LP : A-D/ 01/ Delenda 02/ Nepenthe 03/ Imbroglia 04/ Haecceity 05/ Sophomania 06/ Anhedonia 07/ Selcout 08/ Exipotic Auturgy
Guillaume Belhomme © Le son du grisli
Tom Soloveitzik, Korhan Erel, Kevin Davis : Three States of Freedom (Creative Sources, 2012)
Enregistrées à Jaffa en juin 2010, ces sept improvisations partagent une même qualité de clair-obscur et, pourrait-on dire, de belle grisaille – sable, scories, métal brossé. La facture sensible des pièces en question semble tenir à une soigneuse alchimie de timbres : aux frottés essentiels du violoncelle de Kevin Davis viennent s'agréger les longs harmoniques et doux slaps de Tom Soloveitzik (saxophones ténor & soprano), tandis que Korhan Erel (computer) accomplit un travail électronique efficacement discret (surfaces corrodées et lentes comètes).

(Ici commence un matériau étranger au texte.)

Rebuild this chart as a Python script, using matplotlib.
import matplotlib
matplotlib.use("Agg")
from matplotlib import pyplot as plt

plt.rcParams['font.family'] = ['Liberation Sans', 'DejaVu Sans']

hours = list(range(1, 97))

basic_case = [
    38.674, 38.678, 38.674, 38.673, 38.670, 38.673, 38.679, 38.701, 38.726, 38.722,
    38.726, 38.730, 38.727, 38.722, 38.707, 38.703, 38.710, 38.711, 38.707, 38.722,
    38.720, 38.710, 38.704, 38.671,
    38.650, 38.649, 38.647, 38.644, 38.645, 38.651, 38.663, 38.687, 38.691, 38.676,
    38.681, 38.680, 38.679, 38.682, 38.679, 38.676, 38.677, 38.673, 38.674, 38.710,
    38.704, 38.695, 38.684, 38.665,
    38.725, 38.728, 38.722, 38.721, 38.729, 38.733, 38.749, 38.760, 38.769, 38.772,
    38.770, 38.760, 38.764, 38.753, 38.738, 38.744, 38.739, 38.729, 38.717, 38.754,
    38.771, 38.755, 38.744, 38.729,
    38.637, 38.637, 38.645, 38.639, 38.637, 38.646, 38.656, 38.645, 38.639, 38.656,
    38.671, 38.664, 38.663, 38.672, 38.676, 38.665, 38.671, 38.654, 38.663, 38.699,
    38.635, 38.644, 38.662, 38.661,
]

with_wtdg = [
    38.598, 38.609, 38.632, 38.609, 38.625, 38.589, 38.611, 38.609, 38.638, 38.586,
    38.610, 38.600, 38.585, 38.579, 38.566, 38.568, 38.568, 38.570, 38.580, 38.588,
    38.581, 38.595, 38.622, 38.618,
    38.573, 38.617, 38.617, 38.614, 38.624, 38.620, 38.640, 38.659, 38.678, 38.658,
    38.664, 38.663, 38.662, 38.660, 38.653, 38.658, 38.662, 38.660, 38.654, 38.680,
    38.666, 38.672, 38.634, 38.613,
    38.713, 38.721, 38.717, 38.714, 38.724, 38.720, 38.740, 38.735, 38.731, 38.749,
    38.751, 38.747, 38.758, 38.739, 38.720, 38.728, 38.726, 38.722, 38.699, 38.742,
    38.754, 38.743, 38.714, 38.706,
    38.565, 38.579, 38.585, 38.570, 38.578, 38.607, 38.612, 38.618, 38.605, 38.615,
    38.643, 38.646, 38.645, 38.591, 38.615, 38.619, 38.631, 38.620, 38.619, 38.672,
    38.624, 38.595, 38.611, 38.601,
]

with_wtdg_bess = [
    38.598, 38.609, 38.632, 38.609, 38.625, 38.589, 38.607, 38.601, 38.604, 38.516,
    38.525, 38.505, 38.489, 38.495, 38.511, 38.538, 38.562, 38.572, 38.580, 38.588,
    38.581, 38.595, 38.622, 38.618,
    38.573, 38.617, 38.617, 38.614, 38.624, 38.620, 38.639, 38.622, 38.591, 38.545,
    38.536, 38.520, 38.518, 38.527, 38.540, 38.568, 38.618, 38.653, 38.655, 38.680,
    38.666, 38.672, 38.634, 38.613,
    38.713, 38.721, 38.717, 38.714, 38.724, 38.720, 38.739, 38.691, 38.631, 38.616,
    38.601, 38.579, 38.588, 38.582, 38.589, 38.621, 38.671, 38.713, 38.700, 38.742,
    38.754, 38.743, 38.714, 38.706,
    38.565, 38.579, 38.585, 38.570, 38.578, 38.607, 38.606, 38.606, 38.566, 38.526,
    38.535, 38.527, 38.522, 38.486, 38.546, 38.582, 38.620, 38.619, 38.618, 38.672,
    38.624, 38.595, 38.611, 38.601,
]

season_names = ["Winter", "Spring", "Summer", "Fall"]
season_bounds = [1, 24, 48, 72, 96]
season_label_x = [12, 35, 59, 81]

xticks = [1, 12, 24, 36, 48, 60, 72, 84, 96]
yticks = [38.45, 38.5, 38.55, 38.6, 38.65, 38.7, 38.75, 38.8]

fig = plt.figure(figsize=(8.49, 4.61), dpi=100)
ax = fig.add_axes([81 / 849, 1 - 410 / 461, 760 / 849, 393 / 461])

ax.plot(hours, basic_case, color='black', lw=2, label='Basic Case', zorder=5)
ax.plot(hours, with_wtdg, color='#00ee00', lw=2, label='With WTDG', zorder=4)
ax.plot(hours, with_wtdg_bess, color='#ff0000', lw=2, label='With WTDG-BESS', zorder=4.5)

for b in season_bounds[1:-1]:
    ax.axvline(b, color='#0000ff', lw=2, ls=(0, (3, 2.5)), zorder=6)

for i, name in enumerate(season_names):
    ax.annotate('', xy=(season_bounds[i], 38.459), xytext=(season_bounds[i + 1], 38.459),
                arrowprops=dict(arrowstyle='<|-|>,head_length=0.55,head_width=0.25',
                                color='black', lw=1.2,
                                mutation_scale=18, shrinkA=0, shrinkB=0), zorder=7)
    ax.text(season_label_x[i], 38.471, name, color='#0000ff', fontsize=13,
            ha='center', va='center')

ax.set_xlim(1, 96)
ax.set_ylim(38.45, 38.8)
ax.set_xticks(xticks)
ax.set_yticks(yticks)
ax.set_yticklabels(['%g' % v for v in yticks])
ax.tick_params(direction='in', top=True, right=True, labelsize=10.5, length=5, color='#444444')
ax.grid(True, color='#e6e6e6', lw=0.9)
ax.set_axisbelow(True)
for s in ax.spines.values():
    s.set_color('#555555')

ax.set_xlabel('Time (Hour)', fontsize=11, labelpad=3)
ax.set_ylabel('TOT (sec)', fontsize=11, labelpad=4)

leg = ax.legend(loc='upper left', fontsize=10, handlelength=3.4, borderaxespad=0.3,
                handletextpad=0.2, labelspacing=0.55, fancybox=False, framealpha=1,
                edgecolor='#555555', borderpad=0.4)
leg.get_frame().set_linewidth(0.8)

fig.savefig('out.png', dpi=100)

Drones à tranquille ébullition ou plages plus fourmillantes, c'est sans hausser le ton mais en tenant son cap que le trio convainc. Une belle découverte.
Tom Soloveitzik, Korhan Erel, Kevin Davis : Three States of Freedom (Creative Sources / Metamkine)
Enregistrement : 2010. Edition : 2012.
CD : 01/ Arba Esre 02/ Chamesh 03/ Shmoneh 04/ Shteim Esre 05/ Eser 06/ Arbah 07/ Chamesh Esre
Guillaume Tarche © Le son du grisli
Louis Laurain, Rodolphe Loubatière, Yoann Durant : Au dehors (Creative Sources, 2012)
En trente-cinq petites minutes, Louis Laurain, Rodolphe Loubatière et Yoann Durant rendent méconnaissables leurs instruments (trompette, percussions, saxophones). Sphérique est leur improvisation : le cercle est là qui veille, s’entretient, s’émancipe, se rebelle, s’évade. Leur fresque, minimale, racle le nerf jusqu’à l’axone. Les harmoniques sont denses, séditieuses. La vibration prend le temps d’initier le venin.
Leur improvisation est une improvisation d’épines et de blessures. Trente-cinq petites minutes pour faire la stratigraphie complète de la cicatrice.
EN ECOUTE >>> Au Dehors. Part 1
Louis Laurain, Rodolphe Loubatière, Yoann Durant : Au dehors (Creative Sources / Metamkine)
Enregistrement : 2011. Edition : 2012.